Premier plan possible
1) Le choc de la rencontre (circonstances, émotion).
2) Retour sur le passé (analepse).
3) Description.
Deuxième plan
1) Evocation de la situation de la rencontre, telle qu'elle
figure dans la deuxième partie du chapeau (circonstances, émotion).
2) Evocation de la femme de manière générale puis plus précise, avec éléments
de retour sur le passé).
Réflexion sous forme de conclusion sur le temps qui passe et les traces de
cette ancienne relation.
C’est ce plan que nous proposons avec cet exemple.

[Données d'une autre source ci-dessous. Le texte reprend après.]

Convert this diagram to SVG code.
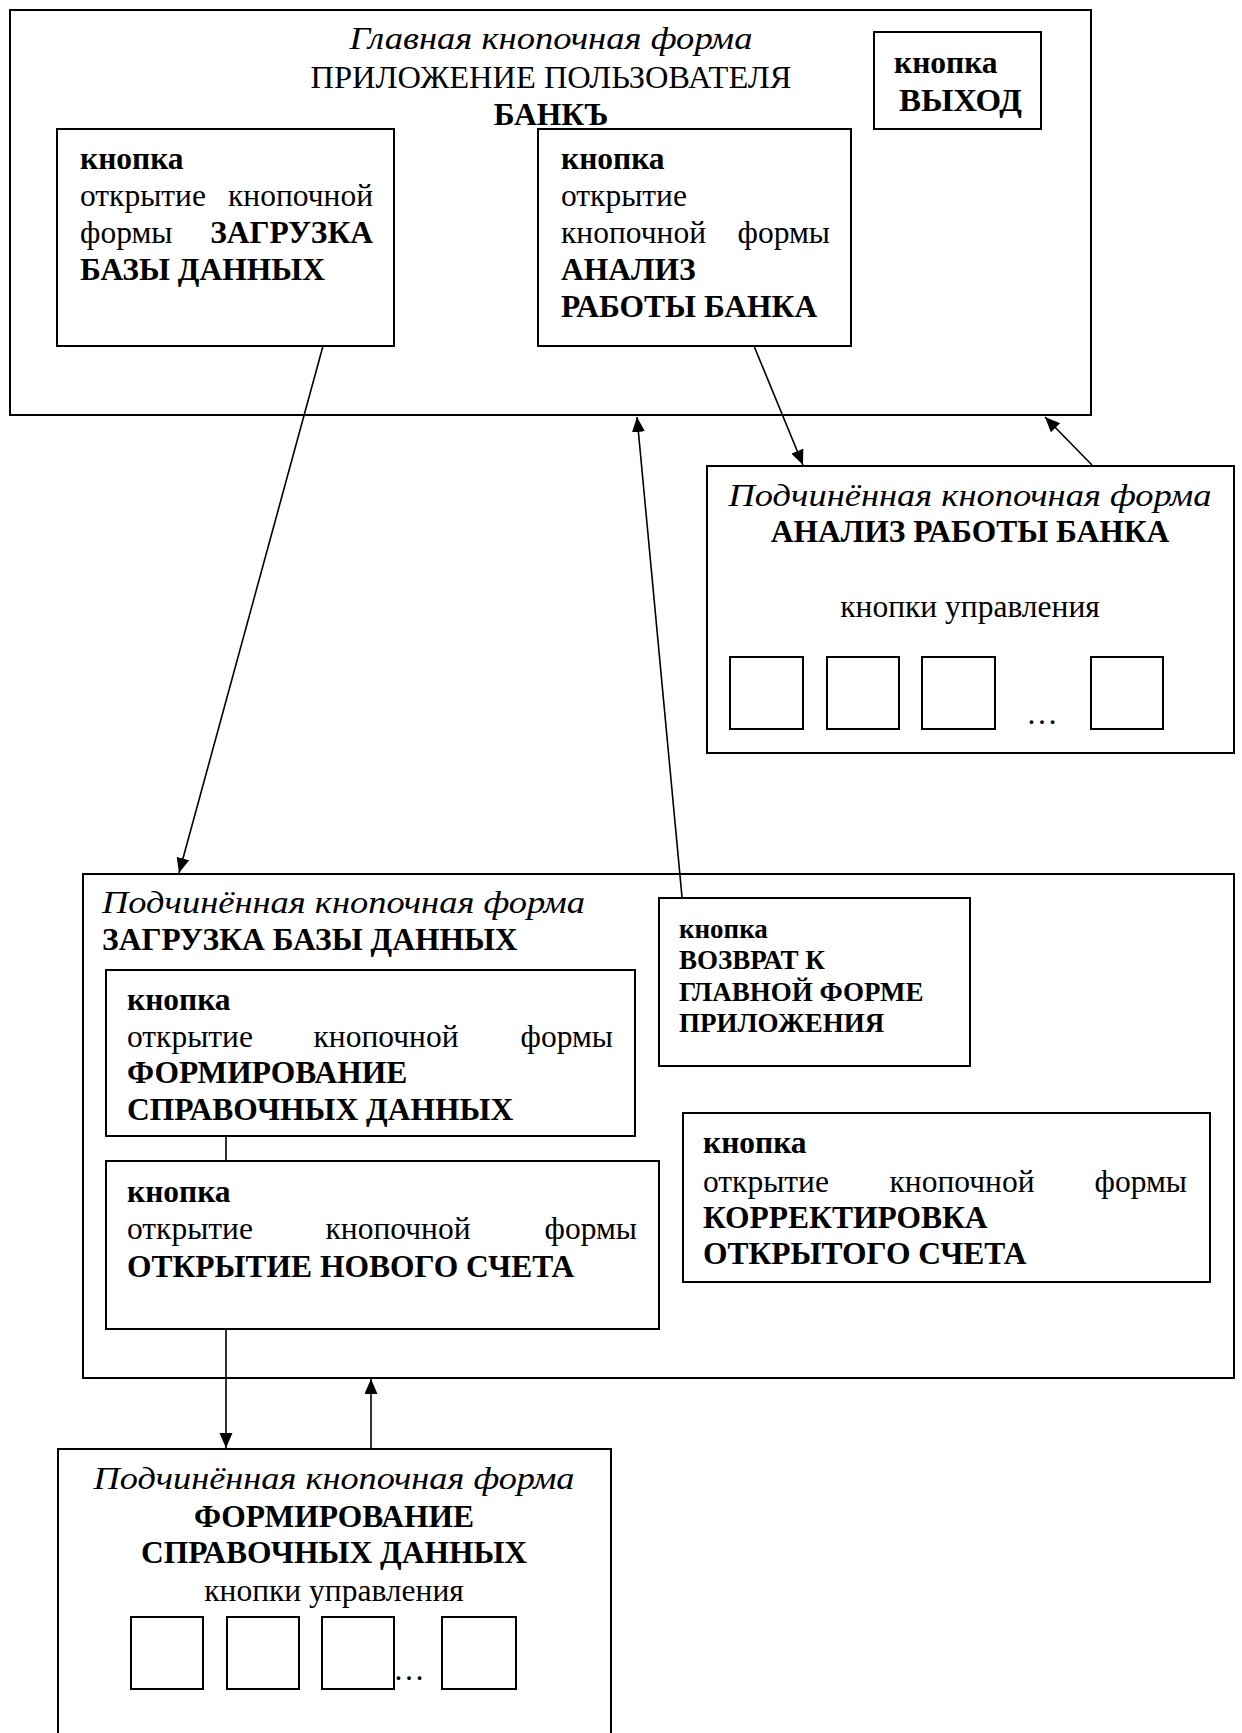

III - LES PISTES DE REPONSES
PREMIERE PARTIE
Quand je pénétrai dans le salon de la Comtesse de M., le premier regard que je croisai me jeta dans un trouble étrange que ne dissipa pas la voix de mon hôtesse quand elle prononça le nom de son amie. Je ne m'attendais pas à rencontrer Sophie, dont le souvenir encore douloureux m'avait laissé de longs mois dans un état de désespoir qui ne prit fin qu'avec mon séjour sur la côte normande. Je croyais avoir remisé au fond de ma mémoire le souvenir de ses yeux rieurs, de la joie de vivre qui émanait de ce sourire paradoxalement emprunt de mélancolie. La Comtesse en me présentant ne sembla pas susciter chez elle la moindre surprise. Sophie semblait savoir que je serais là et elle était probablement venue à ma rencontre en attendant le majordome annoncer mon entrée.
Transition
Son regard intense m'obligea à baisser les yeux, je bredouillai deux mots d'une politesse convenue et m'éloignai sous le prétexte de saluer un vieil ami qui s'avançait vers moi.
DEUXIEME PARTIE
Un peu à l'écart, je pus la contempler à loisir. Elle était rayonnante malgré les années. Sa silhouette, qui trahissait à peine les épreuves de la maternité s'était un peu épaissie. Quelques rides marquaient le coin de ses yeux et de ses lèvres. Ses cheveux toujours aussi brillants ne tombaient plus en natte épaisse sur son dos. Sa voix surtout, l'énergie qui en émanait résonnait en moi, comme si son timbre frais m'avait accompagné toutes ces années. Je la revis soudain le jour du bal de ses vingt ans, tourbillonnant dans une robe de popeline blanche.... Les paroles du Duc de Guermantes, qui m'entretenaient de ses longues soirées passées auprès d'Odette, se perdaient dans le brouhaha des conversations que je n'entendais plus. Je me sentis à mille lieues de ce salon du boulevard Saint-Germain.
CONCLUSION
Je sus alors précisément pourquoi je l'avais aimée, pourquoi je l'avais perdue.... Le temps avait fait son oeuvre et la présence du vieux Duc me rappelait avec insistance que comme lui nous vieillirions. Nous serions-nous reconnus quelques années plus tard ? Que restait-il..?
IV - LES FAUSSES PISTES
Il fallait bien faire attention à reprendre des éléments qui rappellent la situation sociale et l'époque des personnages et donc à éviter tout anachronisme qui romprait avec le texte d'appui.
Il fallait surtout ne pas oublier de mêler à la description les sensations éprouvées par le narrateur.